● **Requirements**
Extract only the first line of the listing and every line after it up to and including the one with "const ekkUnmarked = [1];". Omit the pictures.

● **Dataset section**
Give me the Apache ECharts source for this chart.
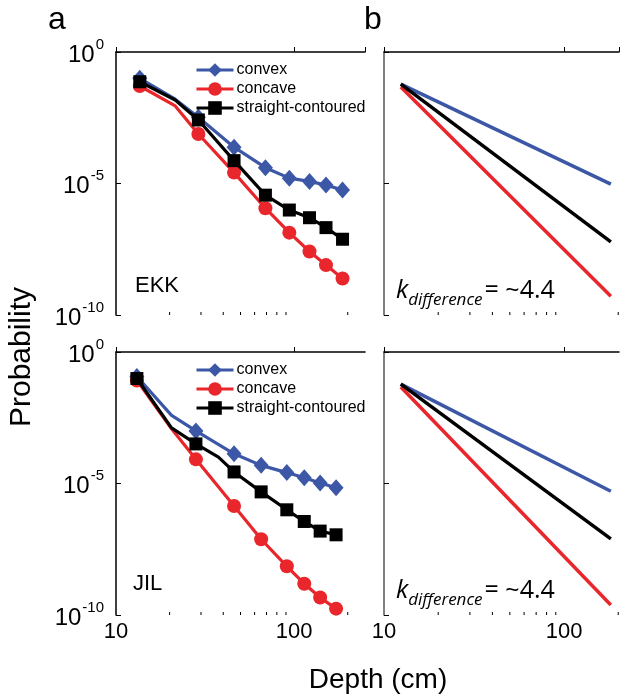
<!DOCTYPE html>
<html>
<head>
<meta charset="utf-8">
<script src="https://cdn.jsdelivr.net/npm/echarts@6/dist/echarts.min.js"></script>
<style>html,body{margin:0;padding:0;background:#fff}#c{width:625px;height:697px}</style>
</head>
<body>
<div id="c"></div>
<script>
// ---- data ----
const seriesNames = ['convex', 'concave', 'straight-contoured'];
const colors = ['#3c57a6', '#e8262b', '#000000'];
const symbols = ['diamond', 'circle', 'rect'];

// EKK (top-left) — depth (cm) and probability
const ekkDepth = [13.6, 21.5, 29, 46, 69, 94, 122, 151, 187];
const ekkConvex = [1.0e-1, 1.6e-2, 3.3e-3, 2.4e-4, 4.0e-5, 1.6e-5, 1.2e-5, 8.7e-6, 5.6e-6];
const ekkConcave = [5.1e-2, 8.9e-3, 7.6e-4, 2.6e-5, 1.15e-6, 1.35e-7, 2.6e-8, 7.9e-9, 2.45e-9];
const ekkStraight = [7.4e-2, 1.5e-2, 2.6e-3, 7.4e-5, 3.6e-6, 9.8e-7, 5.0e-7, 2.1e-7, 7.6e-8];
const ekkUnmarked = [1];

// JIL (bottom-left)
const jilDepth = [13.1, 20.5, 28.1, 46, 65.3, 91, 114, 140, 172];
const jilConvex = [1.17e-1, 3.9e-3, 1.0e-3, 1.35e-4, 4.9e-5, 2.6e-5, 1.66e-5, 1.05e-5, 6.9e-6];
const jilConcave = [8.3e-2, 1.2e-3, 8.3e-5, 1.4e-6, 7.6e-8, 7.1e-9, 1.55e-9, 4.6e-10, 1.74e-10];
const jilStraightDepth = [13.1, 20.5, 28.1, 37.6, 46, 65.3, 91, 114, 140, 172];
const jilStraight = [9.8e-2, 1.3e-3, 3.2e-4, 1.0e-4, 2.75e-5, 4.8e-6, 1.0e-6, 3.6e-7, 1.55e-7, 1.12e-7];
const jilUnmarked = [1];
const jilStraightUnmarked = [1, 3];

// Fitted power-law lines (right panels)
const fitDepth = [12.4, 182];
const ekkFitConvex = [6.0e-2, 9.5e-6];
const ekkFitStraight = [6.0e-2, 6.0e-8];
const ekkFitConcave = [4.7e-2, 5.2e-10];
const jilFitConvex = [6.0e-2, 5.1e-6];
const jilFitStraight = [6.0e-2, 7.8e-8];
const jilFitConcave = [4.7e-2, 2.4e-10];

// axes
const xMinLeft = 10, xMaxLeft = 250, xMinRight = 10, xMaxRight = 202;
const yMin = 1e-10, yMax = 1;
const yExpMin = -10, yExpMax = 0, yExpStep = 5;   // tick labels 10^-10, 10^-5, 10^0
const xMinorTicks = [20, 30, 40, 50, 60, 70, 80, 90, 200];
const panelLabels = ['EKK', 'JIL'];
const kText = '~4.4';

// ---- chart ----
const FONT = 'Liberation Sans, Arial, Helvetica, sans-serif';
const chart = echarts.init(document.getElementById('c'), null, {renderer: 'canvas'});

const grids = [
  {left: 116, top: 52, width: 249, height: 263},
  {left: 116, top: 352, width: 249, height: 263},
  {left: 384, top: 52, width: 235, height: 263},
  {left: 384, top: 352, width: 235, height: 263}
];

const xAxes = grids.map((g, i) => ({
  type: 'log', gridIndex: i, logBase: 10,
  min: i < 2 ? xMinLeft : xMinRight, max: i < 2 ? xMaxLeft : xMaxRight,
  axisLine: {show: true, lineStyle: {color: '#000', width: 1.5}},
  axisTick: {show: true, inside: true, length: 5, lineStyle: {color: '#000'}},
  splitLine: {show: false},
  axisLabel: {show: i === 1 || i === 3, fontFamily: FONT, fontSize: 22, color: '#000', margin: 6,
    showMinLabel: true, showMaxLabel: false,
    formatter: v => String(Math.round(v))}
}));

const yAxes = [];
grids.forEach((g, i) => {
  // data axis (log)
  yAxes.push({
    type: 'log', gridIndex: i, logBase: 10, min: yMin, max: yMax, position: 'left',
    axisLine: {show: true, lineStyle: {color: i < 2 ? '#000' : '#555', width: 1.5}},
    axisTick: {show: false}, splitLine: {show: false}, axisLabel: {show: false}
  });
  // exponent axis carrying the decade labels/ticks
  yAxes.push({
    type: 'value', gridIndex: i, min: yExpMin, max: yExpMax, interval: yExpStep, position: 'left', offset: 0,
    axisLine: {show: false},
    axisTick: {show: true, inside: true, length: 5, lineStyle: {color: '#000'}},
    splitLine: {show: false},
    axisLabel: {show: i < 2, margin: 12, color: '#000',
      formatter: v => '{b|10}{s|' + Math.round(v) + '}',
      rich: {
        b: {fontFamily: FONT, fontSize: 24, color: '#000', lineHeight: 30, verticalAlign: 'bottom'},
        s: {fontFamily: FONT, fontSize: 15, color: '#000', lineHeight: 30, verticalAlign: 'top', padding: [0, 0, 0, 1]}
      }}
  });
});

function pts(xs, ys, unmarked) {
  return xs.map((x, k) => unmarked.indexOf(k) >= 0
    ? {value: [x, ys[k]], symbol: 'none'}
    : [x, ys[k]]);
}

const series = [];
const leftSets = [
  {g: 0, data: [pts(ekkDepth, ekkConvex, ekkUnmarked), pts(ekkDepth, ekkConcave, ekkUnmarked), pts(ekkDepth, ekkStraight, ekkUnmarked)]},
  {g: 1, data: [pts(jilDepth, jilConvex, jilUnmarked), pts(jilDepth, jilConcave, jilUnmarked), pts(jilStraightDepth, jilStraight, jilStraightUnmarked)]}
];
const symSizes = [[15, 17], 14, 13];
leftSets.forEach(set => {
  set.data.forEach((d, k) => {
    series.push({
      name: seriesNames[k], type: 'line', xAxisIndex: set.g, yAxisIndex: set.g * 2,
      data: d, symbol: symbols[k], symbolSize: symSizes[k], showAllSymbol: true,
      lineStyle: {color: colors[k], width: 3.2},
      itemStyle: {color: colors[k]},
      z: k === 2 ? 3 : 2,
      animation: false, silent: true
    });
  });
});
const rightSets = [
  {g: 2, ys: [ekkFitConvex, ekkFitConcave, ekkFitStraight]},
  {g: 3, ys: [jilFitConvex, jilFitConcave, jilFitStraight]}
];
rightSets.forEach(set => {
  set.ys.forEach((ys, k) => {
    series.push({
      name: 'fit-' + seriesNames[k], type: 'line', xAxisIndex: set.g, yAxisIndex: set.g * 2,
      data: fitDepth.map((x, j) => [x, ys[j]]), symbol: 'none',
      lineStyle: {color: colors[k], width: 3.5}, animation: false, silent: true,
      z: k === 2 ? 3 : 2
    });
  });
});
// minor x ticks (log decades 2..9), placed with the axes' own scales
[0, 1, 2, 3].forEach(g => {
  series.push({
    type: 'custom', xAxisIndex: g, yAxisIndex: g * 2, silent: true, animation: false, clip: false,
    data: xMinorTicks.filter(t => t <= (g < 2 ? xMaxLeft : xMaxRight)).map(t => [t, yMin]),
    renderItem: (params, api) => {
      const p = api.coord([api.value(0), api.value(1)]);
      return {type: 'line', shape: {x1: p[0], y1: p[1], x2: p[0], y2: p[1] - 3},
        style: {stroke: '#000', lineWidth: 1}};
    }
  });
});

const legends = [57, 357].map(top => ({
  top: top, left: 190, orient: 'vertical', itemWidth: 37, itemHeight: 17, itemGap: 3,
  data: seriesNames, selectedMode: false,
  lineStyle: {width: 3},
  textStyle: {fontFamily: FONT, fontSize: 16, color: '#000', padding: [0, 0, 0, -2]}
}));

const kRich = {
  k: {fontFamily: 'Open Sans, sans-serif', fontStyle: 'italic', fontSize: 25, color: '#000', lineHeight: 30, verticalAlign: 'bottom'},
  d: {fontFamily: 'Open Sans, sans-serif', fontStyle: 'italic', fontSize: 17, color: '#000', lineHeight: 24, verticalAlign: 'bottom', padding: [0, 2, -6, 0]},
  r: {fontFamily: 'Open Sans, sans-serif', fontSize: 25, color: '#000', lineHeight: 30, verticalAlign: 'bottom'}
};

const graphic = [
  {type: 'text', left: 48, top: 4, style: {text: 'a', font: '32px ' + FONT, fill: '#000'}},
  {type: 'text', left: 364, top: 4, style: {text: 'b', font: '32px ' + FONT, fill: '#000'}},
  {type: 'text', left: 135, top: 275, style: {text: panelLabels[0], font: '22px ' + FONT, fill: '#000'}},
  {type: 'text', left: 133, top: 573, style: {text: panelLabels[1], font: '22px ' + FONT, fill: '#000'}},
  {type: 'text', left: 396, top: 278, style: {text: '{k|k}{d|difference}{r|= ' + kText + '}', rich: kRich}},
  {type: 'text', left: 396, top: 578, style: {text: '{k|k}{d|difference}{r|= ' + kText + '}', rich: kRich}},
  {type: 'text', x: 22, y: 357, rotation: Math.PI / 2, style: {text: 'Probability', font: '30px ' + FONT, fill: '#000', align: 'center', verticalAlign: 'middle'}},
  {type: 'text', x: 378, y: 680, style: {text: 'Depth (cm)', font: '28px ' + FONT, fill: '#000', align: 'center', verticalAlign: 'middle'}}
];

chart.setOption({
  backgroundColor: '#fff',
  animation: false,
  grid: grids.map(g => Object.assign({containLabel: false}, g)),
  xAxis: xAxes,
  yAxis: yAxes,
  legend: legends,
  series: series,
  graphic: graphic
});
</script>
</body>
</html>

● **Written response**
Give me the Apache ECharts source for this chart.
<!DOCTYPE html>
<html>
<head>
<meta charset="utf-8">
<script src="https://cdn.jsdelivr.net/npm/echarts@6/dist/echarts.min.js"></script>
<style>html,body{margin:0;padding:0;background:#fff}#c{width:625px;height:697px}</style>
</head>
<body>
<div id="c"></div>
<script>
// ---- data ----
const seriesNames = ['convex', 'concave', 'straight-contoured'];
const colors = ['#3c57a6', '#e8262b', '#000000'];
const symbols = ['diamond', 'circle', 'rect'];

// EKK (top-left) — depth (cm) and probability
const ekkDepth = [13.6, 21.5, 29, 46, 69, 94, 122, 151, 187];
const ekkConvex = [1.0e-1, 1.6e-2, 3.3e-3, 2.4e-4, 4.0e-5, 1.6e-5, 1.2e-5, 8.7e-6, 5.6e-6];
const ekkConcave = [5.1e-2, 8.9e-3, 7.6e-4, 2.6e-5, 1.15e-6, 1.35e-7, 2.6e-8, 7.9e-9, 2.45e-9];
const ekkStraight = [7.4e-2, 1.5e-2, 2.6e-3, 7.4e-5, 3.6e-6, 9.8e-7, 5.0e-7, 2.1e-7, 7.6e-8];
const ekkUnmarked = [1];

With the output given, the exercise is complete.